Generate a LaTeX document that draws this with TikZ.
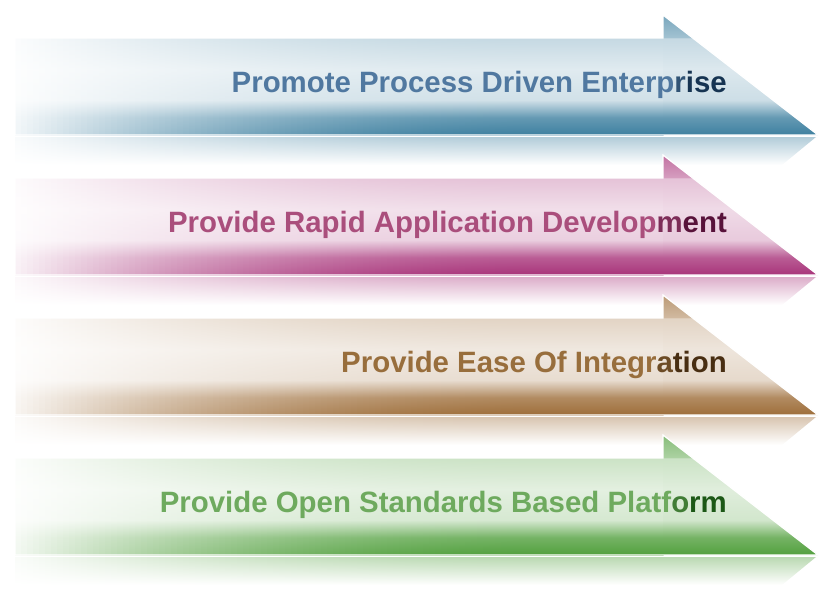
\documentclass[tikz,border=0pt]{standalone}
\usepackage{fontspec}
\setmainfont{Liberation Sans}

\definecolor{bandblue}{RGB}{62,128,160}
\definecolor{textblue}{RGB}{80,120,160}
\definecolor{deepblue}{RGB}{22,52,82}
\definecolor{bandpink}{RGB}{168,52,122}
\definecolor{textpink}{RGB}{170,78,124}
\definecolor{deeppink}{RGB}{88,18,58}
\definecolor{bandbrown}{RGB}{158,110,58}
\definecolor{textbrown}{RGB}{152,110,60}
\definecolor{deepbrown}{RGB}{72,46,18}
\definecolor{bandgreen}{RGB}{82,160,62}
\definecolor{textgreen}{RGB}{110,170,94}
\definecolor{deepgreen}{RGB}{28,88,22}

% the head: 25bp is the bottom edge, 75bp the top of the head
\newcommand{\headshading}[1]{%
  \pgfdeclareverticalshading{head#1}{100bp}{color(0bp)=(band#1); color(25bp)=(band#1);
    color(32.3bp)=(band#1!80!white); color(39.6bp)=(band#1!26!white); color(52.5bp)=(band#1!18!white);
    color(65.4bp)=(band#1!30!white); color(65.5bp)=(band#1!48!white); color(75bp)=(band#1!70!white);
    color(100bp)=(band#1!70!white)}}
\headshading{blue}
\headshading{pink}
\headshading{brown}
\headshading{green}

\begin{document}
\begin{tikzpicture}[x=1pt,y=-1pt]
  \useasboundingbox (0,0) rectangle (823,590);

  \foreach \n/\col in {0/blue,1/pink,2/brown,3/green} {
    % left part of the body, strip by strip out of the white
    \foreach \x in {15,21,...,531} {
      \pgfmathsetmacro\a{1-0.92*(1-(\x-15)/520)^2}
      \pgfmathsetmacro\pa{30*\a}
      \pgfmathsetmacro\pb{16*\a}
      \pgfmathsetmacro\pc{24*\a}
      \pgfmathsetmacro\pd{80*\a}
      \pgfmathsetmacro\pe{100*\a}
      \pgfmathsetmacro\pr{40*\a}
      \shade[top color=band\col!\pa!white, bottom color=band\col!\pc!white, middle color=band\col!\pb!white]
        (\x,38+140*\n) rectangle (\x+6.8,100.5+140*\n);
      \shade[top color=band\col!\pc!white, bottom color=band\col!\pe!white, middle color=band\col!\pd!white]
        (\x,100+140*\n) rectangle (\x+6.8,135+140*\n);
      \shade[top color=band\col!\pr!white, bottom color=white]
        (\x,137+140*\n) rectangle (\x+6.8,165+140*\n);
    }
    % right part of the body and its mirror
    \shade[top color=band\col!30!white, bottom color=band\col!24!white, middle color=band\col!16!white]
      (535,38+140*\n) rectangle (663.5,100.5+140*\n);
    \shade[top color=band\col!24!white, bottom color=band\col, middle color=band\col!80!white]
      (535,100+140*\n) rectangle (663.5,135+140*\n);
    \shade[top color=band\col!40!white, bottom color=white]
      (535,137+140*\n) -- (816,137+140*\n) -- (782,165+140*\n) -- (535,165+140*\n) -- cycle;
    % the head
    \shade[shading=head\col] (663,15+140*\n) -- (818,135+140*\n) -- (663,135+140*\n) -- cycle;
    % white rim
    \draw[white, line width=1.2pt]
      (15,38+140*\n) -- (663,38+140*\n) -- (663,15+140*\n) -- (818,135+140*\n)
      -- (15,135+140*\n) -- cycle;
  }

  \foreach \n/\col/\first/\mid/\last in {0/blue/Promote Process Driven Enterp/r/ise,
      1/pink/Provide Rapid Application Develop/m/ent,
      2/brown/Provide Ease Of Integr/a/tion,
      3/green/Provide Open Standards Based Platf/o/rm} {
    \node[anchor=base east, inner sep=0pt, font=\bfseries\fontsize{29.4}{32}\selectfont]
      (label\n) at (727,92+140*\n)
      {\textcolor{text\col}{\first}\textcolor{text\col!45!deep\col}{\mid}\textcolor{deep\col}{\last}};
  }
\end{tikzpicture}
\end{document}
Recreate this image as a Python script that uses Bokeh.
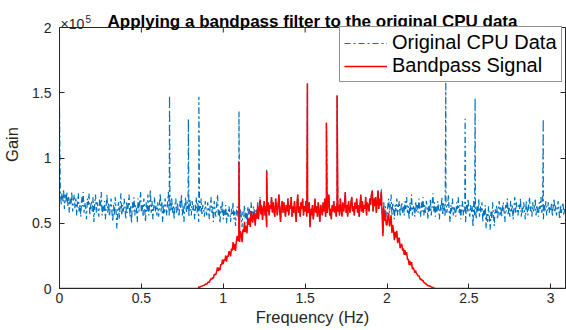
import math
from bokeh.plotting import figure
from bokeh.models import LinearAxis, FixedTicker, CustomJSTickFormatter, Label, Range1d, Span
from bokeh.embed import file_html
from bokeh.resources import INLINE

# ---------------- data (values in thousands) ----------------
step = 0.005
blue_k = [
    70, 75, 64, 73, 67, 76, 61, 72, 66, 74, 63, 70, 58, 69, 64, 74, 59, 67, 72, 61,
    69, 56, 66, 73, 59, 64, 55, 70, 63, 74, 58, 66, 61, 53, 69, 64, 73, 56, 63, 67,
    59, 70, 51, 64, 72, 58, 66, 61, 55, 69, 63, 74, 56, 64, 59, 67, 53, 63, 72, 58,
    66, 55, 63, 69, 59, 51, 64, 56, 70, 61, 46, 58, 66, 53, 63, 73, 56, 64, 59, 69,
    61, 53, 67, 58, 64, 72, 55, 63, 50, 66, 59, 70, 56, 64, 61, 51, 69, 59, 66, 74,
    58, 64, 55, 69, 61, 51, 66, 59, 72, 56, 63, 76, 58, 67, 53, 61, 70, 59, 64, 56,
    66, 55, 63, 73, 59, 67, 51, 64, 58, 69, 61, 56, 66, 74, 55, 63, 59, 70, 58, 64,
    53, 63, 69, 58, 66, 59, 55, 67, 61, 72, 56, 64, 51, 63, 70, 58, 66, 61, 55, 69,
    63, 56, 67, 59, 64, 53, 61, 70, 58, 66, 51, 63, 59, 69, 56, 64, 61, 55, 67, 59,
    56, 66, 61, 53, 64, 70, 58, 63, 51, 67, 59, 55, 64, 72, 56, 61, 50, 63, 58, 67,
    53, 61, 56, 64, 50, 59, 55, 63, 58, 51, 61, 56, 66, 53, 59, 48, 58, 63, 55, 59,
    51, 61, 56, 47, 59, 55, 64, 53, 58, 50, 63, 56, 61, 53, 66, 58, 55, 63, 59, 51,
    61, 56, 66, 55, 63, 70, 58, 64, 53, 61, 67, 56, 63, 47, 59, 66, 56, 64, 61, 70,
    58, 66, 59, 55, 69, 63, 56, 64, 72, 59, 51, 63, 67, 58, 66, 61, 55, 64, 59, 69,
    56, 64, 61, 70, 55, 63, 58, 67, 59, 51, 64, 72, 58, 63, 55, 66, 61, 69, 56, 63,
    59, 67, 55, 63, 58, 66, 47, 61, 56, 64, 53, 59, 69, 58, 63, 55, 66, 59, 51, 64,
    61, 56, 66, 59, 69, 55, 63, 58, 64, 72, 56, 61, 53, 64, 59, 67, 58, 63, 55, 66,
    59, 64, 56, 69, 61, 55, 66, 59, 63, 74, 58, 64, 55, 67, 61, 58, 66, 70, 59, 63,
    56, 66, 61, 69, 58, 64, 55, 63, 72, 59, 67, 58, 64, 61, 70, 56, 66, 63, 59, 69,
    64, 72, 75, 59, 69, 63, 70, 58, 66, 75, 61, 69, 64, 76, 59, 42, 66, 56, 63, 55,
    55, 64, 69, 58, 63, 72, 56, 66, 61, 53, 64, 59, 69, 56, 63, 67, 55, 61, 66, 58,
    64, 56, 67, 61, 70, 58, 63, 53, 66, 59, 72, 56, 64, 61, 55, 67, 59, 64, 58, 69,
    61, 55, 66, 59, 70, 56, 64, 58, 67, 63, 53, 64, 59, 69, 56, 63, 73, 59, 66, 55,
    63, 58, 67, 61, 53, 64, 59, 70, 56, 66, 61, 55, 67, 58, 63, 72, 59, 51, 64, 59,
    69, 56, 63, 59, 55, 66, 61, 70, 58, 64, 53, 61, 67, 56, 63, 59, 51, 64, 58, 69,
    59, 55, 64, 58, 63, 47, 67, 56, 61, 53, 64, 59, 69, 55, 63, 58, 66, 51, 61, 56,
    64, 46, 58, 51, 63, 55, 45, 59, 53, 66, 56, 48, 61, 58, 64, 53, 59, 67, 56, 63,
    55, 61, 66, 58, 51, 64, 59, 69, 56, 63, 55, 67, 59, 64, 53, 61, 70, 58, 66, 59,
    56, 64, 61, 69, 55, 63, 58, 66, 59, 53, 67, 61, 56, 64, 70, 59, 63, 55, 66, 58,
    63, 69, 56, 64, 59, 55, 66, 61, 70, 58, 63, 53, 64, 59, 67, 56, 61, 66, 58, 63,
    59, 66, 55, 63, 69, 58, 64, 56, 61, 67, 59, 53, 64, 58, 63, 66, 56, 61,
]
red_k = [0] * 170 + [
    0.5, 0.9, 1.2, 1.7, 1.7, 2.2, 2.4, 2.5, 3.4, 3.2,
    3.4, 4.6, 4.9, 4.8, 6.4, 7.7, 7.0, 8.5, 7.7, 11.1,
    10.6, 10.7, 13.4, 16.2, 13.4, 15.9, 14.0, 18.6, 18.0, 22.1,
    18.6, 22.3, 21.3, 25.3, 20.5, 25.1, 24.2, 28.7, 27.3, 24.7,
    30.5, 29.1, 35.6, 29.7, 34.2, 28.8, 36.0, 40.3, 36.3, 40.1,
    35.7, 43.9, 41.4, 35.5, 45.4, 43.2, 51.2, 43.2, 48.1, 42.3,
    54.2, 48.7, 53.7, 47.2, 59.4, 52.8, 50.6, 58.6, 55.5, 48.2,
    58.0, 53.5, 63.4, 53.1, 61.1, 68.3, 56.8, 63.0, 52.5, 60.7,
    67, 56, 63, 47, 59, 66, 56, 64, 61, 70,
    58, 66, 59, 55, 69, 63, 56, 64, 72, 59, 51, 63, 67, 58, 66, 61, 55, 64, 59, 69,
    56, 64, 61, 70, 55, 63, 58, 67, 59, 51, 64, 72, 58, 63, 55, 66, 61, 69, 56, 63,
    59, 67, 55, 63, 58, 66, 47, 61, 56, 64, 53, 59, 69, 58, 63, 55, 66, 59, 51, 64,
    61, 56, 66, 59, 69, 55, 63, 58, 64, 72, 56, 61, 53, 64, 59, 67, 58, 63, 55, 66,
    59, 64, 56, 69, 61, 55, 66, 59, 63, 74, 58, 64, 55, 67, 61, 58, 66, 70, 59, 63,
    56, 66, 61, 69, 58, 64, 55, 63, 72, 59, 67, 58, 64, 61, 70, 56, 66, 63, 59, 69,
    64, 72, 75, 59, 69, 63, 70, 58, 66, 75,
    61, 68.7, 63.4, 74.5, 57.2, 40.1, 62.0, 51.8, 57.3, 49.2,
    48.4, 55.0, 58.0, 47.6, 50.4, 56.2, 42.6, 48.8, 43.9, 37.1,
    43.5, 38.9, 44.2, 34.7, 37.8, 38.9, 30.8, 32.9, 34.3, 29.0,
    30.7, 25.8, 29.5, 25.6, 28.0, 22.0, 22.7, 18.0, 21.1, 17.7,
    20.2, 14.8, 16.0, 14.3, 12.1, 13.7, 11.2, 11.2, 9.3, 10.0,
    7.9, 6.6, 7.3, 5.9, 6.3, 4.5, 4.5, 3.5, 3.4, 2.8,
    2.1, 2.2, 1.8, 1.7, 1.1, 0.9, 0.7, 0.4, 0.3, 0.1,
] + [0] * 158

spike_x = [0.0, 0.672, 0.787, 0.851, 1.096, 1.265, 1.514, 1.630, 1.695, 2.359, 2.477, 2.538, 2.954]
spike_blue_k = [140, 148, 130, 147, 136, 91, 157, 127, 148, 160, 130, 146, 130]
spike_red_x = [0.851, 1.096, 1.265, 1.514, 1.630, 1.695]
spike_red_k = [1.5, 97, 90, 157, 127, 148]

x_ticks = [0, 0.5, 1, 1.5, 2, 2.5, 3]
y_ticks = [0, 50000, 100000, 150000, 200000]

title = "Applying a bandpass filter to the original CPU data"
x_label = "Frequency (Hz)"
y_label = "Gain"
exp_base = "×10"
exp_power = "5"
legend_labels = ["Original CPU Data", "Bandpass Signal"]


def merge(xs, ys, sx, sy):
    pts = sorted(list(zip(xs, ys)) + list(zip(sx, sy)), key=lambda t: t[0])
    return [a for a, _ in pts], [b * 1000 for _, b in pts]


grid_x = [round(i * step, 3) for i in range(len(blue_k))]
bx, by = merge(grid_x, blue_k, spike_x, spike_blue_k)
rx, ry = merge(grid_x, red_k, spike_red_x, spike_red_k)

FONT = "Liberation Sans"
AX = "#262626"
X_END = 3.09
Y_TOP = y_ticks[-1]
Y_CANVAS = 220700  # frame extends to the canvas top so text above the box is drawable

p = figure(width=566, height=330, output_backend="svg", toolbar_location=None,
           x_range=Range1d(0, X_END), y_range=Range1d(0, Y_CANVAS),
           x_axis_label=x_label, y_axis_label=y_label, title_location=None,
           min_border_left=59, min_border_right=1, min_border_top=0, min_border_bottom=42)
p.background_fill_color = "white"
p.border_fill_color = "white"
p.outline_line_color = None
p.xgrid.visible = False
p.ygrid.visible = False


def style(ax, ticks, labels=True):
    ax.ticker = FixedTicker(ticks=ticks)
    ax.axis_line_color = AX
    ax.axis_line_width = 1
    ax.major_tick_line_color = AX
    ax.major_tick_in = 5
    ax.major_tick_out = 0
    ax.minor_tick_in = 0
    ax.minor_tick_out = 0
    ax.major_label_text_font = FONT
    ax.major_label_text_color = AX
    ax.axis_label_text_font = FONT
    ax.axis_label_text_color = AX
    ax.axis_label_text_font_style = "normal"
    ax.axis_label_text_font_size = "16.5px"
    if labels:
        ax.major_label_text_font_size = "14px"
    else:
        ax.major_label_text_font_size = "0px"
        ax.major_label_standoff = 0


xa = p.xaxis[0]
ya = p.yaxis[0]
style(xa, x_ticks)
style(ya, y_ticks)
ya.bounds = (0, Y_TOP)
xa.formatter = CustomJSTickFormatter(code="return tick.toString();")
ya.formatter = CustomJSTickFormatter(code="return (tick/1e5).toString();")
xa.major_label_standoff = 4
xa.axis_label_standoff = 2
ya.major_label_standoff = 8
ya.axis_label_standoff = 8

right = LinearAxis()
style(right, y_ticks, labels=False)
right.bounds = (0, Y_TOP)
right.formatter = CustomJSTickFormatter(code="return '';")
p.add_layout(right, "right")

# top edge of the box and its inward ticks
p.add_layout(Span(location=Y_TOP, dimension="width", line_color=AX, line_width=1))
p.ray(x=x_ticks, y=[Y_TOP] * len(x_ticks), length=5, length_units="screen",
      angle=-math.pi / 2, line_color=AX, line_width=1)

p.line(bx, by, line_color="#0072BD", line_width=1.2, line_dash="6 3 2 3",
       legend_label=legend_labels[0])
p.line(rx, ry, line_color="#FF0000", line_width=1.5, legend_label=legend_labels[1])

p.add_layout(Label(x=X_END / 2, y=Y_TOP, y_offset=6, text=title,
                   text_font=FONT, text_font_size="17px", text_font_style="bold",
                   text_color="black", text_align="center", text_baseline="alphabetic"))
p.add_layout(Label(x=0, y=Y_TOP, x_offset=1, y_offset=4, text=exp_base,
                   text_font=FONT, text_font_size="14px", text_color=AX,
                   text_align="left", text_baseline="alphabetic"))
p.add_layout(Label(x=0, y=Y_TOP, x_offset=26, y_offset=9, text=exp_power,
                   text_font=FONT, text_font_size="10px", text_color=AX,
                   text_align="left", text_baseline="alphabetic"))

lg = p.legend[0]
lg.location = (280, 206)
lg.margin = 0
lg.padding = 4
lg.spacing = 0
lg.border_line_color = AX
lg.border_line_width = 1
lg.background_fill_color = "white"
lg.background_fill_alpha = 1
lg.label_text_font = FONT
lg.label_text_font_size = "20px"
lg.label_text_color = "black"
lg.glyph_width = 43
lg.label_standoff = 5

open("out.html", "w").write(file_html(p, INLINE))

—————

Exercise aim>
Only the lines from the one bearing "Recreate this image" to the one bearing "from bokeh.resources import INLINE", both included, should be restated word for word, with pictures left out.

Result of the task>
Recreate this image as a Python script that uses Bokeh.
import math
from bokeh.plotting import figure
from bokeh.models import LinearAxis, FixedTicker, CustomJSTickFormatter, Label, Range1d, Span
from bokeh.embed import file_html
from bokeh.resources import INLINE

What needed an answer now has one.